Pick one: portability or efficiency. Neither is guaranteed when writing explicit parallel code
In case you did not have a chance to read the column from last week, I am taking my yearly vacation at the Jersey Shore. Please refrain from the jokes, lest I pull out the Bruce Springsteen trump card. I try to spend two continuous weeks with family and friends each year. I have found that one week is just too short. I need two weeks. The first week is used to try and forget about all the stuff I did not get done before I threw the laptop in the car and say “let’s go.” The second week is used to try and remember and organize all the stuff I have to do when I get back. My plan usually breaks down somewhere around 10 AM my first day back to work.
This year I had a bunch of writing to do (including this column), so it was kind of a working vacation. Not to worry, I’ll have my feet in the Atlantic Ocean in few hours. In any case, my dilemma is as follows. Write an insightful column quickly and get to the beach. It may surprise some readers, but I do like to research some of the topics I write about. At a minimum, I like to include enough URLs so that if you actually want to investigate a topic further, more information is just a click away. As an aside, I am constantly amazed at how much content on the web has absolutely no external links to supporting material. I thought that was the whole idea. I mean how hard is it to add a Wikipedia link to a discussion of Clos Networks or some other networking technology.
Back to my dilemma. What can talk about that will get me to beach before the water ice guy packs up for day? Although, I don’t to like to rehash things I have written about in the past, I will be making a an exception this week. Not necessarily because it is easy, but because I think some messages need reinforcing. Therefore, all I have to decide is what message I should I hammer home on this July morning.
The answer is simple — understanding the difference between concurrent and parallel. I believe these two terms are often used interchangeably while, in my opinion, they are represent two different concepts.
Let’s start with concurrency. A concurrent program or algorithm is one where operations can occur at the same time. For instance, a simple integration, where numbers are summed over an interval. The interval can be broken into many concurrent sums of smaller sub-intervals. As I like to say, concurrency is a property of the program. Parallel execution is when the concurrent parts are executed at the same time on separate processors. The distinction is subtle, but important. And, parallel execution is a property of the machine, not the program.

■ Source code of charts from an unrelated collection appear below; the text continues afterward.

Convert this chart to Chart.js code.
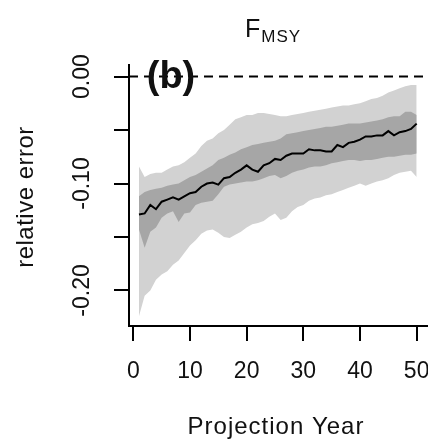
<!DOCTYPE html>
<html>
<head>
<meta charset="utf-8">
<title>F MSY relative error</title>
<script src="https://cdn.jsdelivr.net/npm/chart.js@4"></script>
<style>
  html, body { margin: 0; padding: 0; background: #fff; }
  #wrap { position: relative; width: 428px; height: 442px; }
</style>
</head>
<body>
<div id="wrap"><canvas id="chart"></canvas></div>
<script>
"use strict"

// projection years 1..50
const years = [1,2,3,4,5,6,7,8,9,10,11,12,13,14,15,16,17,18,19,20,21,22,23,24,25,
  26,27,28,29,30,31,32,33,34,35,36,37,38,39,40,41,42,43,44,45,46,47,48,49,50]

const median = [-0.129,-0.128,-0.120,-0.124,-0.117,-0.115,-0.113,-0.115,-0.112,-0.109,
  -0.108,-0.103,-0.100,-0.099,-0.101,-0.095,-0.094,-0.090,-0.087,-0.083,
  -0.087,-0.089,-0.083,-0.081,-0.077,-0.078,-0.074,-0.072,-0.072,-0.072,
  -0.068,-0.069,-0.069,-0.070,-0.070,-0.064,-0.066,-0.062,-0.061,-0.059,
  -0.056,-0.056,-0.055,-0.055,-0.051,-0.055,-0.052,-0.051,-0.049,-0.044]

// inner band (dark grey)
const innerUpper = [-0.112,-0.108,-0.106,-0.105,-0.104,-0.102,-0.101,-0.100,-0.097,-0.094,
  -0.092,-0.089,-0.086,-0.083,-0.078,-0.076,-0.073,-0.071,-0.068,-0.066,
  -0.064,-0.063,-0.062,-0.061,-0.060,-0.058,-0.054,-0.053,-0.052,-0.051,
  -0.050,-0.049,-0.048,-0.047,-0.047,-0.046,-0.045,-0.044,-0.044,-0.044,
  -0.043,-0.042,-0.041,-0.040,-0.038,-0.037,-0.037,-0.033,-0.033,-0.036]
const innerLower = [-0.143,-0.160,-0.145,-0.141,-0.132,-0.128,-0.126,-0.136,-0.128,-0.127,
  -0.120,-0.118,-0.117,-0.116,-0.110,-0.103,-0.101,-0.100,-0.099,-0.098,
  -0.098,-0.097,-0.095,-0.093,-0.092,-0.095,-0.093,-0.090,-0.088,-0.087,
  -0.085,-0.084,-0.084,-0.083,-0.081,-0.080,-0.079,-0.078,-0.078,-0.079,
  -0.078,-0.078,-0.077,-0.076,-0.075,-0.075,-0.074,-0.073,-0.073,-0.072]

// outer band (light grey)
const outerUpper = [-0.084,-0.094,-0.091,-0.090,-0.090,-0.087,-0.084,-0.083,-0.080,-0.076,
  -0.072,-0.065,-0.060,-0.058,-0.053,-0.050,-0.045,-0.040,-0.038,-0.036,
  -0.036,-0.034,-0.034,-0.035,-0.036,-0.037,-0.037,-0.036,-0.035,-0.034,
  -0.033,-0.032,-0.031,-0.030,-0.029,-0.028,-0.027,-0.027,-0.026,-0.025,
  -0.023,-0.021,-0.020,-0.018,-0.015,-0.013,-0.011,-0.009,-0.008,-0.008]
const outerLower = [-0.224,-0.205,-0.200,-0.190,-0.185,-0.182,-0.176,-0.172,-0.165,-0.158,
  -0.153,-0.147,-0.144,-0.143,-0.146,-0.150,-0.151,-0.148,-0.145,-0.141,
  -0.138,-0.137,-0.135,-0.131,-0.128,-0.134,-0.132,-0.126,-0.122,-0.120,
  -0.116,-0.114,-0.113,-0.111,-0.110,-0.108,-0.106,-0.104,-0.102,-0.100,
  -0.102,-0.100,-0.098,-0.097,-0.095,-0.092,-0.090,-0.089,-0.088,-0.094]

const xTicks = [0, 10, 20, 30, 40, 50]
const xTickLabels = ["0", "10", "20", "30", "40", "50"]
const yTicks = [0, -0.05, -0.10, -0.15, -0.20]
const yTickLabels = ["0.00", "-0.10", "-0.20"]
const yLabelled = [0, -0.10, -0.20]
const refLine = 0

const xMin = -0.76, xMax = 52.0
const yMin = -0.2332, yMax = 0.0108

const FONT = "'Liberation Sans', Arial, sans-serif"
const lightGrey = "#d2d2d2"
const darkGrey = "#a6a6a6"

function pts(vals){
  return years.map((yr, i) => ({x: yr, y: vals[i]}))
}

// text the axes can't do themselves: title with subscript, panel letter, rotated labels
const textPlugin = {
  id: "textBits",
  afterDraw(chart){
    const ctx = chart.ctx
    const xs = chart.scales.x
    const ys = chart.scales.y
    ctx.save()
    ctx.fillStyle = "#111"

    // title F_MSY
    ctx.textAlign = "left"
    ctx.textBaseline = "alphabetic"
    ctx.font = "25px " + FONT
    ctx.fillText("F", 245, 37)
    const fw = ctx.measureText("F").width
    ctx.font = "17px " + FONT
    ctx.letterSpacing = "1px"
    ctx.fillText("MSY", 245 + fw + 1, 42)
    ctx.letterSpacing = "0px"

    // panel letter
    ctx.font = "bold 38px " + FONT
    ctx.textAlign = "center"
    ctx.textBaseline = "middle"
    ctx.fillText("(b)", 171, 78)

    // x tick labels
    ctx.font = "23px " + FONT
    for (let i = 0; i < xTicks.length; i++){
      ctx.fillText(xTickLabels[i], xs.getPixelForValue(xTicks[i]), 372)
    }

    // y tick labels, read bottom to top
    for (let i = 0; i < yLabelled.length; i++){
      const py = ys.getPixelForValue(yLabelled[i])
      ctx.save()
      ctx.translate(83, py)
      ctx.rotate(-Math.PI / 2)
      ctx.fillText(yTickLabels[i], 0, 0)
      ctx.restore()
    }

    // axis titles
    ctx.font = "24px " + FONT
    ctx.letterSpacing = "0.5px"
    ctx.save()
    ctx.translate(26, 197)
    ctx.rotate(-Math.PI / 2)
    ctx.fillText("relative error", 0, 0)
    ctx.restore()
    ctx.letterSpacing = "1px"
    ctx.fillText("Projection Year", 276, 427)
    ctx.restore()
  }
}

const data = {
  datasets: [
    {
      label: "median",
      data: pts(median),
      borderColor: "#000",
      borderWidth: 2,
      pointRadius: 0,
      fill: false,
    },
    {
      label: "zero",
      data: [{x: xMin, y: refLine}, {x: xMax, y: refLine}],
      borderColor: "#000",
      borderWidth: 2,
      borderDash: [9, 6],
      pointRadius: 0,
      fill: false,
    },
    {
      label: "inner upper",
      data: pts(innerUpper),
      borderWidth: 0,
      pointRadius: 0,
      backgroundColor: darkGrey,
      fill: "+1",
    },
    {
      label: "inner lower",
      data: pts(innerLower),
      borderWidth: 0,
      pointRadius: 0,
      fill: false,
    },
    {
      label: "outer upper",
      data: pts(outerUpper),
      borderWidth: 0,
      pointRadius: 0,
      backgroundColor: lightGrey,
      fill: "+1",
    },
    {
      label: "outer lower",
      data: pts(outerLower),
      borderWidth: 0,
      pointRadius: 0,
      fill: false,
    },
  ]
}

const config = {
  type: "line",
  data: data,
  plugins: [textPlugin],
  options: {
    responsive: false,
    animation: false,
    events: [],
    layout: { padding: { top: 65, right: 0, left: 0, bottom: 0 } },
    plugins: {
      legend: { display: false },
      tooltip: { enabled: false },
    },
    scales: {
      x: {
        type: "linear",
        min: xMin,
        max: xMax,
        afterBuildTicks: s => { s.ticks = xTicks.map(v => ({value: v})) },
        afterFit: s => { s.height = 116 },
        border: { color: "#000", width: 2 },
        grid: { drawOnChartArea: false, drawTicks: true, tickLength: 15, color: "#000", lineWidth: 2 },
        ticks: { display: false },
      },
      y: {
        type: "linear",
        min: yMin,
        max: yMax,
        afterBuildTicks: s => { s.ticks = yTicks.map(v => ({value: v})) },
        afterFit: s => { s.width = 129 },
        border: { color: "#000", width: 2 },
        grid: { drawOnChartArea: false, drawTicks: true, tickLength: 15, color: "#000", lineWidth: 2 },
        ticks: { display: false },
      },
    },
  },
}

const canvas = document.getElementById("chart")
canvas.width = 428
canvas.height = 442
const chart = new Chart(canvas, config)
</script>
</body>
</html>
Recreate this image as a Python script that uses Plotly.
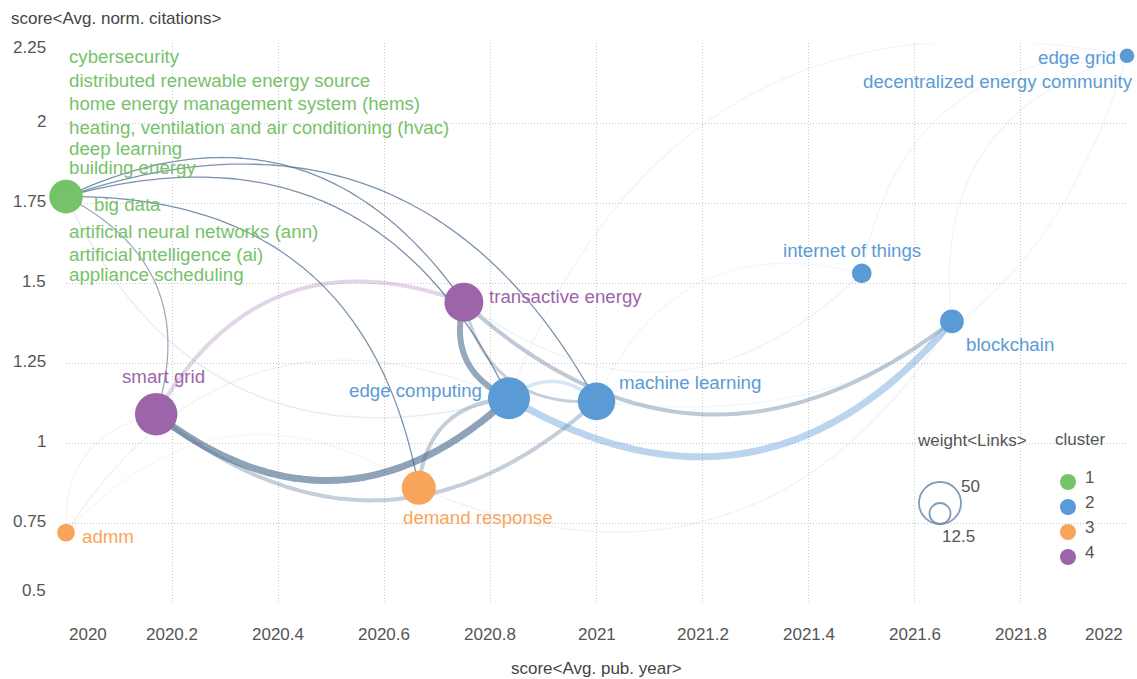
import numpy as np
import plotly.graph_objects as go

# ---------------- data ----------------
node_names = [
    "big data", "cybersecurity", "distributed renewable energy source",
    "home energy management system (hems)",
    "heating, ventilation and air conditioning (hvac)", "deep learning",
    "building energy", "artificial neural networks (ann)",
    "artificial intelligence (ai)", "appliance scheduling",
    "admm", "smart grid", "demand response", "transactive energy",
    "edge computing", "machine learning", "internet of things", "blockchain",
    "edge grid", "decentralized energy community",
]
node_pub_year = [2020, 2020, 2020, 2020, 2020, 2020, 2020, 2020, 2020, 2020,
                 2020, 2020.17, 2020.665, 2020.75, 2020.835, 2021.0, 2021.5,
                 2021.67, 2022, 2022]
node_citations = [1.77, 1.77, 1.77, 1.77, 1.77, 1.77, 1.77, 1.77, 1.77, 1.77,
                  0.72, 1.09, 0.86, 1.44, 1.14, 1.13, 1.53, 1.38, 2.21, 2.21]
node_cluster = [1, 1, 1, 1, 1, 1, 1, 1, 1, 1,
                3, 4, 3, 4, 2, 2, 2, 2, 2, 2]
node_links = [32, 6, 6, 6, 6, 6, 6, 6, 6, 6,
              9, 51, 33, 43, 50, 40, 11, 16, 6, 4]

edge_source = ["smart grid", "smart grid", "edge computing",
               "transactive energy", "transactive energy", "transactive energy",
               "edge computing", "machine learning", "transactive energy",
               "machine learning", "transactive energy", "edge computing",
               "demand response", "smart grid",
               "big data", "edge grid", "edge grid", "edge grid",
               "machine learning", "demand response", "edge computing",
               "demand response", "transactive energy", "internet of things",
               "smart grid"]
edge_target = ["edge computing", "machine learning", "demand response",
               "edge computing", "machine learning",
               "blockchain", "blockchain", "edge computing", "smart grid",
               "big data", "big data", "big data", "big data", "big data",
               "edge computing", "edge computing", "blockchain",
               "internet of things", "edge grid", "admm", "admm",
               "blockchain", "internet of things", "machine learning",
               "admm"]
edge_weight = [14, 8, 8, 12, 6, 8, 14, 7, 8,
               2.6, 2.6, 2.6, 2.6, 2.6,
               3, 3, 3, 3, 3, 3, 3, 3, 3, 3, 3]

legend_weights = [50, 12.5]
cluster_ids = [1, 2, 3, 4]

x_ticks = [2020, 2020.2, 2020.4, 2020.6, 2020.8, 2021, 2021.2, 2021.4,
           2021.6, 2021.8, 2022]
x_tick_text = ["2020", "2020.2", "2020.4", "2020.6", "2020.8", "2021",
               "2021.2", "2021.4", "2021.6", "2021.8", "2022"]
y_ticks = [0.5, 0.75, 1, 1.25, 1.5, 1.75, 2, 2.25]
y_tick_text = ["0.5", "0.75", "1", "1.25", "1.5", "1.75", "2", "2.25"]

# ---------------- style ----------------
W, H = 1137, 679
M_L, M_R, M_T, M_B = 66, 10, 43, 76
X_RANGE = [2020, 2022]
Y_RANGE = [0.5, 2.25]
PLOT_W = W - M_L - M_R
PLOT_H = H - M_T - M_B
FONT = "Arial, Liberation Sans, sans-serif"
CLUSTER_COLOR = {1: "#76c26a", 2: "#5b9bd5", 3: "#f8a55b", 4: "#9c65a9"}
CROSS_RGB = (74, 106, 140)
SIZE_K = 2.97          # radius (px) = SIZE_K * sqrt(links)
CURVE = 0.21           # sagitta / chord of link arcs

edge_alpha = [0.62, 0.32, 0.32, 0.58, 0.32, 0.36, 0.42, 0.25, 0.28,
              0.72, 0.72, 0.72, 0.72, 0.55,
              0.12, 0.09, 0.09, 0.09, 0.08, 0.10, 0.08, 0.08, 0.08, 0.07,
              0.07]

label_pos = {  # dx px, dy px (up), xanchor
    "cybersecurity": (1, 140, "left"),
    "distributed renewable energy source": (1, 116, "left"),
    "home energy management system (hems)": (1, 93, "left"),
    "heating, ventilation and air conditioning (hvac)": (1, 69, "left"),
    "deep learning": (1, 48, "left"),
    "building energy": (1, 29, "left"),
    "big data": (26, -8, "left"),
    "artificial neural networks (ann)": (1, -35, "left"),
    "artificial intelligence (ai)": (1, -58, "left"),
    "appliance scheduling": (1, -78, "left"),
    "admm": (14, -4, "left"),
    "smart grid": (7, 38, "center"),
    "demand response": (-18, -30, "left"),
    "transactive energy": (23, 6, "left"),
    "edge computing": (-25, 8, "right"),
    "machine learning": (20, 19, "left"),
    "internet of things": (-10, 23, "center"),
    "blockchain": (12, -23, "left"),
    "edge grid": (-9, -2, "right"),
    "decentralized energy community": (8, -26, "right"),
}


def to_px(x, y):
    px = M_L + (x - X_RANGE[0]) / (X_RANGE[1] - X_RANGE[0]) * PLOT_W
    py = M_T + (Y_RANGE[1] - y) / (Y_RANGE[1] - Y_RANGE[0]) * PLOT_H
    return px, py


def from_px(px, py):
    x = X_RANGE[0] + (px - M_L) / PLOT_W * (X_RANGE[1] - X_RANGE[0])
    y = Y_RANGE[1] - (py - M_T) / PLOT_H * (Y_RANGE[1] - Y_RANGE[0])
    return x, y


def rgba(rgb, a):
    return "rgba(%d,%d,%d,%.3f)" % (rgb[0], rgb[1], rgb[2], a)


def hex_rgb(h):
    h = h.lstrip("#")
    return tuple(int(h[i:i + 2], 16) for i in (0, 2, 4))


idx = {n: i for i, n in enumerate(node_names)}
fig = go.Figure()

# ---------------- links ----------------
order = sorted(range(len(edge_source)), key=lambda k: edge_alpha[k])
for k in order:
    s, t = idx[edge_source[k]], idx[edge_target[k]]
    p0 = np.array(to_px(node_pub_year[s], node_citations[s]))
    p2 = np.array(to_px(node_pub_year[t], node_citations[t]))
    d = p2 - p0
    L = np.hypot(*d)
    perp = np.array([-d[1], d[0]]) / L
    c = (p0 + p2) / 2 + 2 * CURVE * L * perp
    tt = np.linspace(0, 1, 80)[:, None]
    pts = (1 - tt) ** 2 * p0 + 2 * tt * (1 - tt) * c + tt ** 2 * p2
    xs, ys = from_px(pts[:, 0], pts[:, 1])
    if node_cluster[s] == node_cluster[t]:
        col = rgba(hex_rgb(CLUSTER_COLOR[node_cluster[s]]), edge_alpha[k])
    else:
        col = rgba(CROSS_RGB, edge_alpha[k])
    fig.add_trace(go.Scatter(x=xs, y=ys, mode="lines", hoverinfo="skip",
                             line=dict(color=col, width=edge_weight[k] * 0.5,
                                       shape="spline"),
                             showlegend=False, cliponaxis=False))

# ---------------- nodes ----------------
norder = sorted(range(len(node_names)), key=lambda i: -node_links[i])
fig.add_trace(go.Scatter(
    x=[node_pub_year[i] for i in norder],
    y=[node_citations[i] for i in norder],
    mode="markers", hoverinfo="text",
    text=[node_names[i] for i in norder],
    marker=dict(size=[2 * SIZE_K * np.sqrt(node_links[i]) for i in norder],
                color=[CLUSTER_COLOR[node_cluster[i]] for i in norder],
                opacity=1, line=dict(width=0)),
    showlegend=False, cliponaxis=False))

ann = []
for i, n in enumerate(node_names):
    dx, dy, xa = label_pos[n]
    ann.append(dict(x=node_pub_year[i], y=node_citations[i], xref="x", yref="y",
                    text=n, showarrow=False, xanchor=xa, yanchor="middle",
                    xshift=dx, yshift=dy,
                    font=dict(family=FONT, size=18.7,
                              color=CLUSTER_COLOR[node_cluster[i]])))

# ---------------- tick labels ----------------
TICK_FONT = dict(family=FONT, size=17, color="#555555")
for j, (v, tx) in enumerate(zip(x_ticks, x_tick_text)):
    xa, xs = "center", 0
    if j == 0:
        xa, xs = "left", 1
    elif j == len(x_ticks) - 1:
        xa, xs = "right", -2
    ann.append(dict(x=v, y=0, xref="x", yref="paper", text=tx, showarrow=False,
                    xanchor=xa, yanchor="middle", xshift=xs, yshift=-31,
                    font=TICK_FONT))
for j, (v, tx) in enumerate(zip(y_ticks, y_tick_text)):
    ys = 2
    if j == 0:
        ys = 13
    elif j == len(y_ticks) - 1:
        ys = -4
    ann.append(dict(x=0, y=v, xref="paper", yref="y", text=tx, showarrow=False,
                    xanchor="right", yanchor="middle", xshift=-18, yshift=ys,
                    font=TICK_FONT))

TITLE_FONT = dict(family=FONT, size=17, color="#444444")
ann.append(dict(x=0, y=1, xref="paper", yref="paper",
                text="score&lt;Avg. norm. citations&gt;", showarrow=False,
                xanchor="left", yanchor="middle", xshift=-57, yshift=25,
                font=TITLE_FONT))
ann.append(dict(x=0.5, y=0, xref="paper", yref="paper",
                text="score&lt;Avg. pub. year&gt;", showarrow=False,
                xanchor="center", yanchor="middle", yshift=-65,
                font=TITLE_FONT))


# ---------------- legends ----------------
def pxp(px, py):
    return (px - M_L) / PLOT_W, (M_T + PLOT_H - py) / PLOT_H


LEG_FONT = dict(family=FONT, size=17, color="#555555")
shapes = []
lx, ly = pxp(972, 441)
ann.append(dict(x=lx, y=ly, xref="paper", yref="paper",
                text="weight&lt;Links&gt;", showarrow=False, xanchor="center",
                yanchor="middle", font=LEG_FONT))
cbx, cby = pxp(940, 524)  # common bottom of the size circles
lab_pos = [(970, 486), (958, 536)]
for w, (tx, ty) in zip(legend_weights, lab_pos):
    r = SIZE_K * np.sqrt(w)
    shapes.append(dict(type="circle", xref="paper", yref="paper",
                       xsizemode="pixel", ysizemode="pixel",
                       xanchor=cbx, yanchor=cby,
                       x0=-r, x1=r, y0=0, y1=2 * r,
                       line=dict(color="rgba(110,140,170,0.85)", width=1.8)))
    ax, ay = pxp(tx, ty)
    ann.append(dict(x=ax, y=ay, xref="paper", yref="paper", text=("%g" % w),
                    showarrow=False, xanchor="center", yanchor="middle",
                    font=LEG_FONT))

cx, cy = pxp(1080, 440)
ann.append(dict(x=cx, y=cy, xref="paper", yref="paper", text="cluster",
                showarrow=False, xanchor="center", yanchor="middle",
                font=LEG_FONT))
for j, c in enumerate(cluster_ids):
    dxp, dyp = pxp(1068, 482 + 25 * j)
    shapes.append(dict(type="circle", xref="paper", yref="paper",
                       xsizemode="pixel", ysizemode="pixel",
                       xanchor=dxp, yanchor=dyp, x0=-8, x1=8, y0=-8, y1=8,
                       fillcolor=CLUSTER_COLOR[c], line=dict(width=0)))
    tx, ty = pxp(1089, 477 + 25 * j)
    ann.append(dict(x=tx, y=ty, xref="paper", yref="paper", text=str(c),
                    showarrow=False, xanchor="center", yanchor="middle",
                    font=LEG_FONT))

GRID = dict(showgrid=True, gridcolor="#c9c9c9", griddash="1px,2px",
            gridwidth=1, zeroline=False, showline=False, ticks="",
            showticklabels=False, fixedrange=True)
fig.update_layout(
    width=W, height=H,
    margin=dict(l=M_L, r=M_R, t=M_T, b=M_B),
    paper_bgcolor="white", plot_bgcolor="white",
    annotations=ann, shapes=shapes,
    xaxis=dict(range=X_RANGE, tick0=2020, dtick=0.2, **GRID),
    yaxis=dict(range=Y_RANGE, tick0=0.5, dtick=0.25, **GRID),
    showlegend=False, hovermode=False,
)

fig.write_html("out.html",
               config={"displayModeBar": False},
               post_script="document.body.style.margin='0';"
                           "document.body.style.overflow='hidden';")
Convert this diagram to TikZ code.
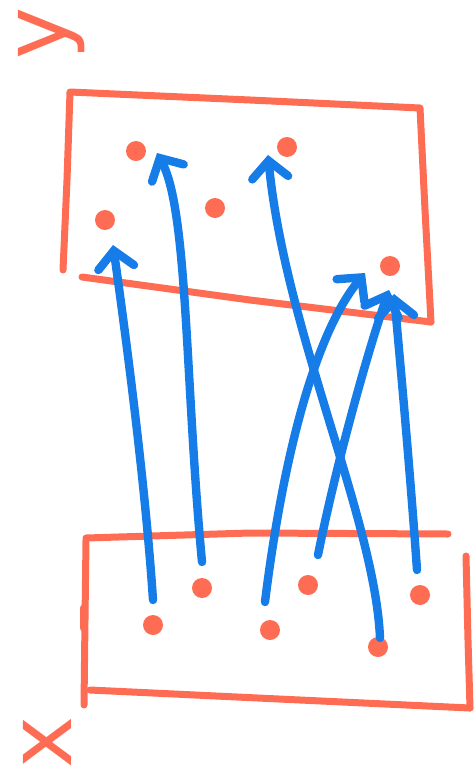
\documentclass[tikz,border=0pt]{standalone}
\usepackage{fontspec}
\setmainfont{DejaVu Sans}
\usetikzlibrary{arrows.meta,calc}
\definecolor{mred}{RGB}{255,108,84}
\definecolor{mblue}{RGB}{22,124,232}
\tikzset{
 box/.style={draw=mred,line width=3.5pt,line cap=round,line join=round},
 dot/.style={circle,fill=mred,inner sep=0pt,minimum size=10pt},
 link/.style={draw=mblue,line width=4.2pt,line cap=round,-{Straight Barb[length=8.5pt,width=18pt,line cap=round]}},
 lbl/.style={text=mred,font=\fontsize{44}{44}\selectfont,rotate=90,inner sep=0pt}
}
\begin{document}
\begin{tikzpicture}[x=0.5pt,y=-0.5pt]
\useasboundingbox (0,0) rectangle (474,777);
% labels
\node[lbl] (ylab) at (52,33) {y};
\node[lbl] (xlab) at (47,742) {x};
% top box (y)
\draw[box] (63,270) -- (67,180) -- (70,92) -- (250,100) -- (420,108) -- (425,210) -- (431,322);
\draw[box] (82,277) -- (250,300) -- (431,322);
% bottom box (x)
\draw[box] (86,538) -- (250,533) -- (448,534);
\draw[box] (86,540) -- (85,620) -- (84,705);
\draw[box] (83,608) -- (83,628);
\draw[box] (90,690) -- (300,700) -- (470,708);
\draw[box] (466,556) -- (468,640) -- (470,708);
% dots in y
\node[dot] (y1) at (136,151) {};
\node[dot] (y2) at (287,147) {};
\node[dot] (y3) at (215,208) {};
\node[dot] (y4) at (105,220) {};
\node[dot] (y5) at (390,266) {};
% dots in x
\node[dot] (x1) at (153,625) {};
\node[dot] (x2) at (202,588) {};
\node[dot] (x3) at (270,630) {};
\node[dot] (x4) at (308,585) {};
\node[dot] (x5) at (378,647) {};
\node[dot] (x6) at (420,595) {};
% arrows
\draw[link] ($(x1)+(0,-25)$) .. controls (145,480) and (125,330) .. ($(y4)+(8,25)$);
\draw[link] ($(x2)+(0,-26)$) .. controls (185,380) and (188,210) .. ($(y1)+(21,2)$);
\draw[link] ($(x3)+(-5,-28)$) .. controls (280,480) and (310,340) .. ($(y5)+(-25,7)$);
\draw[link] ($(x4)+(10,-30)$) .. controls (335,470) and (365,360) .. ($(y5)+(-1,24)$);
\draw[link] ($(x5)+(2,-9)$) .. controls (375,520) and (285,330) .. ($(y2)+(-19,8)$);
\draw[link] ($(x6)+(-3,-25)$) .. controls (410,470) and (400,360) .. ($(y5)+(4,28)$);
\end{tikzpicture}
\end{document}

If execution efficiency is important (i.e. you want things to go faster by adding more cores), then the question you need to ask is “If I run everything that is concurrent in parallel, will my code run faster?” If the answer were “yes” then we would not be having this discussion. And, since the answer, is “no”, then the question is “What should run in parallel?” which is obviously, the portions of code that lower execution time.
This decision is one of the reasons cluster parallel computing is hard. It really does depend on the machine. Take our integration case. If the integration interval is small, then breaking it up into small sub-intervals and sending them out to other nodes will result in extending the execution time of the program due to parallel overhead. If the integration interval is huge, then parallel execution may make sense. Because parallel overhead can vary from cluster to cluster, there is no easy way to predict overhead beforehand. (i.e. The parallel overhead is larger for GigE vs InfiniBand when sending small packets.)
The same applies to multi-core. The overhead for thread communication is lower, but there is still overhead (see my HPC Hopscotch for background on SMP memory). There is no free lunch — everyone has to deal with overhead.
In summary, the point I want to make is this, Concurrency is a property of the program and parallel execution is a property of the machine. What concurrent parts should and should not be executed in parallel can only be answered when the exact hardware is known. Which I might like to add leads to the most unhappy conclusion when dealing with explicit parallel programming, There is no guarantee of both efficiency and portability with explicit parallel programs. Yes, I know, a sad state of affairs. I’ll let you wrestle with that for a while, in the mean time, I’m going to the beach.